Choroba, chociaż była dopuszczana przez Boga, o czym doskonale wiedzieli Izraelici, jawiła się jako zło - czyli stan ułomności, słabości człowieka (zob. Ps 38,11). Była zatem postrzegana jako antyteza zdrowia, będącego przejawem pełni sił życiowych. Stąd też w przekazach prorockich obietnice eschatologiczne przewidywały, że w nowym świecie, w którym człowiek ma doświadczać pełni szczęścia, nie będzie chorób, ani cierpień, ani łez:
„Powiedzcie małodusznym: «Odwagi!
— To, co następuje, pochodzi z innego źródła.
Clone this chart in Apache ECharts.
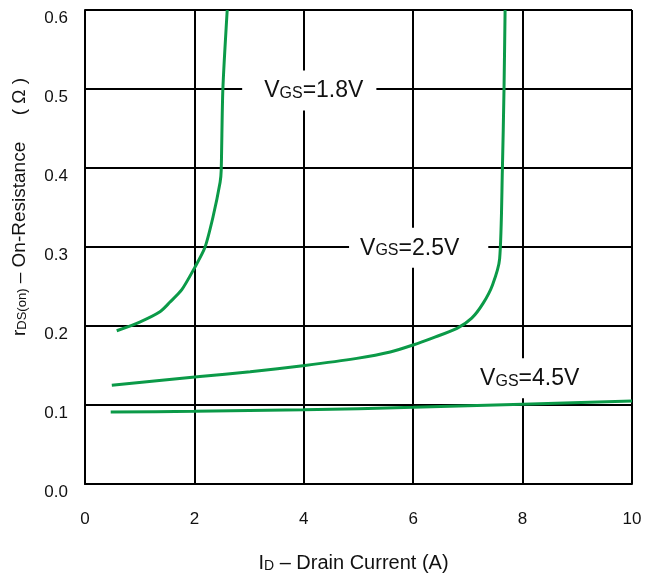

Nie bójcie się! Oto wasz Bóg, oto - pomsta; przychodzi Boża odpłata; On sam przychodzi, by zbawić was». Wtedy przejrzą oczy niewidomych i uszy głuchych się otworzą. Wtedy chromy wyskoczy jak jeleń i język niemych wesoło krzyknie” (Iz 35,4-6; por. 25,8; 65,19); „Żaden mieszkaniec nie powie: «Jestem chory». Lud, który mieszka w Jeruzalem, dostąpi odpuszczenia swoich nieprawości” (Iz 33,24).
Wynika to z przekonania, że w świecie, który został uwolniony od grzechu, ustaną także oddziaływać na ludzi następstwa grzechu. Wszystko to ostatecznie miało się dokonać przez Boga, który w celu wypełnienia tychże obietnic miał wzbudzić Sługę Pańskiego. Obarczenie się Sługi Pańskiego ludzkim cierpieniem i słabościami miało bowiem posiadać wartość ekspiacyjną za winy grzeszników, dając im w konsekwencji uzdrowienie:
„Lecz On się obarczył naszym cierpieniem, On dźwigał nasze boleści, a myśmy Go za skazańca uznali, chłostanego przez Boga i zdeptanego. Lecz On był przebity za nasze grzechy, zdruzgotany za nasze winy. Spadła Nań chłosta zbawienna dla nas, a w Jego ranach jest nasze zdrowie” (Iz 53,4-5).